Work to do: Give back, word for word, only the lines from the opening of the records through the one with "import matplotlib.pyplot as plt". Pictures stay out.

Extracted records:
◆ ◆ ◆ ◆ ◆ ◆ ◆

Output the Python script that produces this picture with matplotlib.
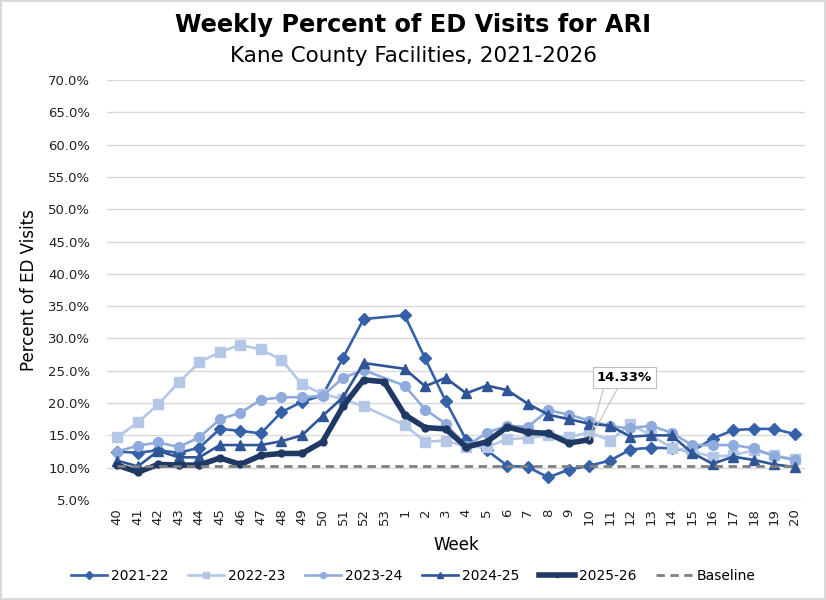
import numpy as np
import matplotlib
matplotlib.use("Agg")
import matplotlib.pyplot as plt

weeks = ["40", "41", "42", "43", "44", "45", "46", "47", "48", "49", "50", "51", "52", "53",
         "1", "2", "3", "4", "5", "6", "7", "8", "9", "10", "11", "12", "13", "14", "15",
         "16", "17", "18", "19", "20"]
nan = np.nan
s2021_22 = [12.5, 12.3, 12.7, 12.3, 13.1, 16.0, 15.7, 15.3, 18.6, 20.2, 21.2, 27.0, 33.0, nan,
            33.6, 26.9, 20.3, 14.3, 12.7, 10.3, 10.1, 8.5, 9.7, 10.3, 11.1, 12.8, 13.1, 13.0,
            12.5, 14.5, 15.8, 16.0, 16.0, 15.2]
s2022_23 = [14.7, 17.0, 19.8, 23.2, 26.3, 27.9, 29.0, 28.3, 26.7, 22.9, 21.4, 20.6, 19.5, nan,
            16.6, 14.0, 14.2, 13.2, 13.2, 14.4, 14.6, 15.0, 14.7, 15.5, 14.2, 16.7, 15.0, 13.1,
            12.5, 11.7, 11.9, 12.7, 11.9, 11.3]
s2023_24 = [12.5, 13.4, 13.9, 13.2, 14.7, 17.5, 18.5, 20.5, 20.9, 20.9, 21.1, 23.9, 25.1, nan,
            22.7, 19.0, 16.8, 13.3, 15.4, 16.5, 16.3, 18.9, 18.2, 17.3, 16.4, 16.1, 16.5, 15.4,
            13.5, 13.5, 13.5, 13.0, 11.8, 11.2]
s2024_25 = [11.1, 10.2, 12.6, 11.6, 11.6, 13.5, 13.5, 13.5, 14.1, 15.0, 18.0, 20.9, 26.2, nan,
            25.3, 22.6, 23.9, 21.5, 22.7, 22.0, 19.9, 18.2, 17.5, 16.8, 16.5, 14.8, 15.0, 15.0,
            12.3, 10.6, 11.7, 11.2, 10.5, 10.1]
s2025_26 = [10.4, 9.3, 10.5, 10.4, 10.4, 11.5, 10.5, 11.9, 12.2, 12.2, 14.0, 19.5, 23.6, 23.3,
            18.2, 16.2, 16.0, 13.2, 14.0, 16.3, 15.5, 15.3, 13.8, 14.33, nan, nan, nan, nan,
            nan, nan, nan, nan, nan, nan]
baseline = [10.3] * len(weeks)
series_labels = ["2021-22", "2022-23", "2023-24", "2024-25", "2025-26"]

plt.rcParams['font.family'] = ['DejaVu Sans']
fig = plt.figure(figsize=(8.26, 6.0), dpi=100)
fig.patch.set_edgecolor('#D9D9D9')
fig.patch.set_linewidth(1.5)
ax = fig.add_axes([0.1295, 0.1667, 0.845, 0.70])

x = np.arange(len(weeks))

def plot_series(vals, **kw):
    v = np.array(vals, dtype=float)
    m = ~np.isnan(v)
    return ax.plot(x[m], v[m], **kw)[0]

styles = [
    dict(color='#3461A8', marker='D', markersize=6.5, lw=1.9),
    dict(color='#B4C7E7', marker='s', markersize=7, lw=1.9),
    dict(color='#8FAADC', marker='o', markersize=7, lw=1.9),
    dict(color='#2F5597', marker='^', markersize=7.5, lw=1.9),
    dict(color='#1F3864', marker='o', markersize=5, lw=4.0),
]
handles = []
for vals, lab, st in zip([s2021_22, s2022_23, s2023_24, s2024_25, s2025_26], series_labels, styles):
    handles.append(plot_series(vals, label=lab, **st))
handles.append(ax.plot(x, baseline, color='#808080', lw=2.0, ls=(0, (3, 2)), label='Baseline')[0])

ax.set_xlim(-0.5, len(weeks) - 0.5)
ax.set_ylim(5, 70)
ax.set_yticks(np.arange(5, 70.1, 5))
ax.set_yticklabels([f"{t:.1f}%" for t in np.arange(5, 70.1, 5)], fontsize=9.5, color='#222222')
ax.set_xticks(x)
ax.set_xticklabels(weeks, rotation=90, fontsize=9.5, color='#222222')
ax.tick_params(axis='both', length=0, pad=6)
ax.tick_params(axis='y', pad=12)
ax.grid(axis='y', color='#D9D9D9', lw=1.0)
ax.set_axisbelow(True)
for sp in ax.spines.values():
    sp.set_visible(False)

ax.set_xlabel("Week", fontsize=12, labelpad=8)
ax.set_ylabel("Percent of ED Visits", fontsize=12, labelpad=7)

fig.text(0.5, 0.958, "Weekly Percent of ED Visits for ARI", ha='center', va='center',
         fontsize=17.3, fontweight='bold')
fig.text(0.5, 0.907, "Kane County Facilities, 2021-2026", ha='center', va='center', fontsize=15.5)

# Callout for last value
last_i = int(np.where(~np.isnan(np.array(s2025_26)))[0][-1])
last_v = s2025_26[last_i]
for dx in (11, 22):
    ax.annotate("", xy=(last_i, last_v), xytext=(dx, 40), textcoords='offset points',
                arrowprops=dict(arrowstyle='-', color='#BFBFBF', lw=0.8, shrinkA=0, shrinkB=0))
ax.annotate(f"{last_v:.2f}%", xy=(last_i, last_v), xytext=(25, 45), textcoords='offset points',
            ha='center', va='center', fontsize=9.5, fontweight='bold',
            bbox=dict(boxstyle='square,pad=0.3', fc='white', ec='#BFBFBF', lw=0.8))

fig.legend(handles=handles, loc='center', bbox_to_anchor=(0.5, 0.04), ncol=6, frameon=False,
           fontsize=10, handlelength=2.6, columnspacing=1.4, handletextpad=0.3, markerscale=0.6)

fig.savefig("out.png", dpi=100, edgecolor=fig.get_edgecolor())
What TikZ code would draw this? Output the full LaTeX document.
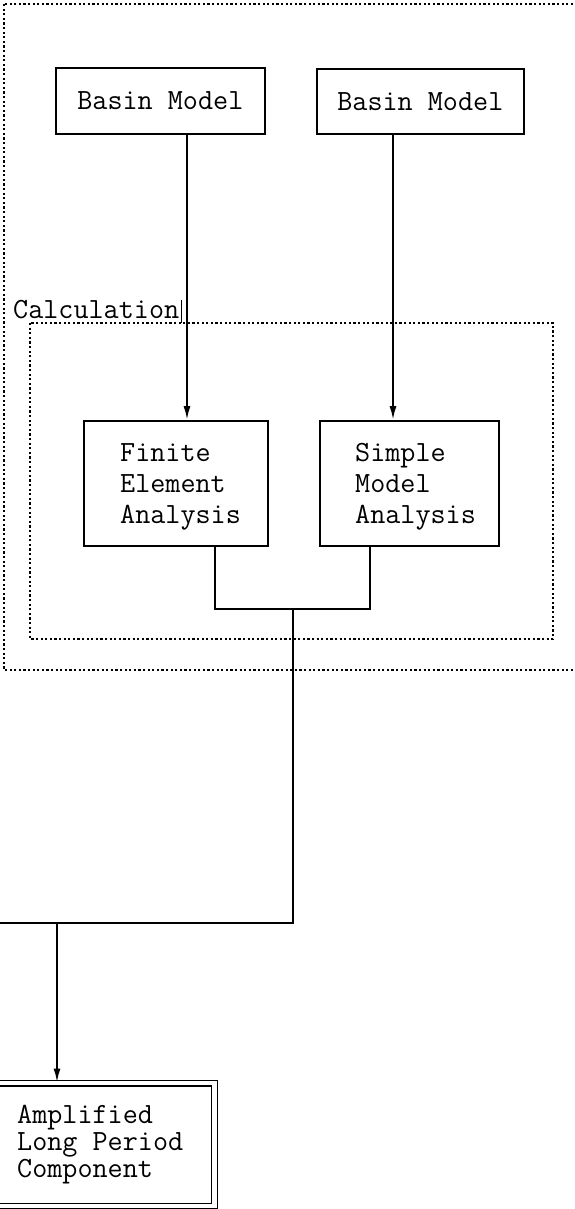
\documentclass[tikz,border=0pt]{standalone}
\usetikzlibrary{arrows.meta}
\begin{document}
\begin{tikzpicture}[x=1pt, y=-1pt,
  frame/.style={draw, line width=1.7pt, inner sep=0pt},
  grp/.style={draw, line width=1.4pt, dash pattern=on 2.2pt off 2.4pt},
  link/.style={line width=2pt},
  flow/.style={link, -{Latex[length=14pt, width=7pt]}},
  tt/.style={font=\fontsize{29.3}{31}\selectfont\ttfamily, inner sep=0pt},
  ttres/.style={font=\fontsize{29.3}{27}\selectfont\ttfamily, inner sep=0pt}]
\useasboundingbox (0,0) rectangle (574,1209);
\clip (0,0) rectangle (574,1209);

% enclosing frames
\draw[grp] (4,4) rectangle (600,670);
\draw[grp] (30,323) rectangle (553,639);
\node[tt, anchor=base west] (calc) at (13,318) {Calculation};
\draw[line width=1.2pt] ([xshift=2pt]calc.north east) -- ([xshift=2pt]calc.east |- 0,323);

% input models
\node[frame, tt, anchor=north west, minimum width=209pt, minimum height=66pt] (bm1) at (55,67) {Basin Model};
\node[frame, tt, anchor=north west, minimum width=207pt, minimum height=65pt] (bm2) at (316,68) {Basin Model};

% analyses
\node[frame, anchor=north west, minimum width=184pt, minimum height=125pt] (fea) at (83,420) {};
\node[tt, align=left, anchor=north west] (feat) at (120,443) {Finite\\Element\\Analysis};
\node[frame, anchor=north west, minimum width=179pt, minimum height=125pt] (sma) at (319,420) {};
\node[tt, align=left, anchor=north west] (smat) at (355,443) {Simple\\Model\\Analysis};

% result
\node[draw, double, double distance=4.5pt, line width=1.4pt, anchor=north west,
      minimum width=224pt, minimum height=123pt, inner sep=0pt] (res) at (-10,1082.5) {};
\node[ttres, align=left, anchor=north west] (rest) at (17,1105) {Amplified\\Long Period\\Component};

% connectors
\coordinate (a1) at (187,0);
\coordinate (a2) at (393,0);
\coordinate (c1) at (215,0);
\coordinate (c2) at (370,0);
\coordinate (j) at (293,609);
\coordinate (lft) at (-10,923);
\coordinate (t) at (57,923);

\draw[flow] (bm1.south -| a1) -- (fea.north -| a1);
\draw[flow] (bm2.south -| a2) -- (sma.north -| a2);
\draw[link] (fea.south -| c1) |- (j) -| (sma.south -| c2);
\draw[link] (j) |- (lft);
\draw[flow] (t) -- (res.north -| t);
\end{tikzpicture}
\end{document}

◆ ◆ ◆ ◆ ◆ ◆ ◆

Output for this task:
Output the Python script that produces this picture with matplotlib.
import numpy as np
import matplotlib
matplotlib.use("Agg")
import matplotlib.pyplot as plt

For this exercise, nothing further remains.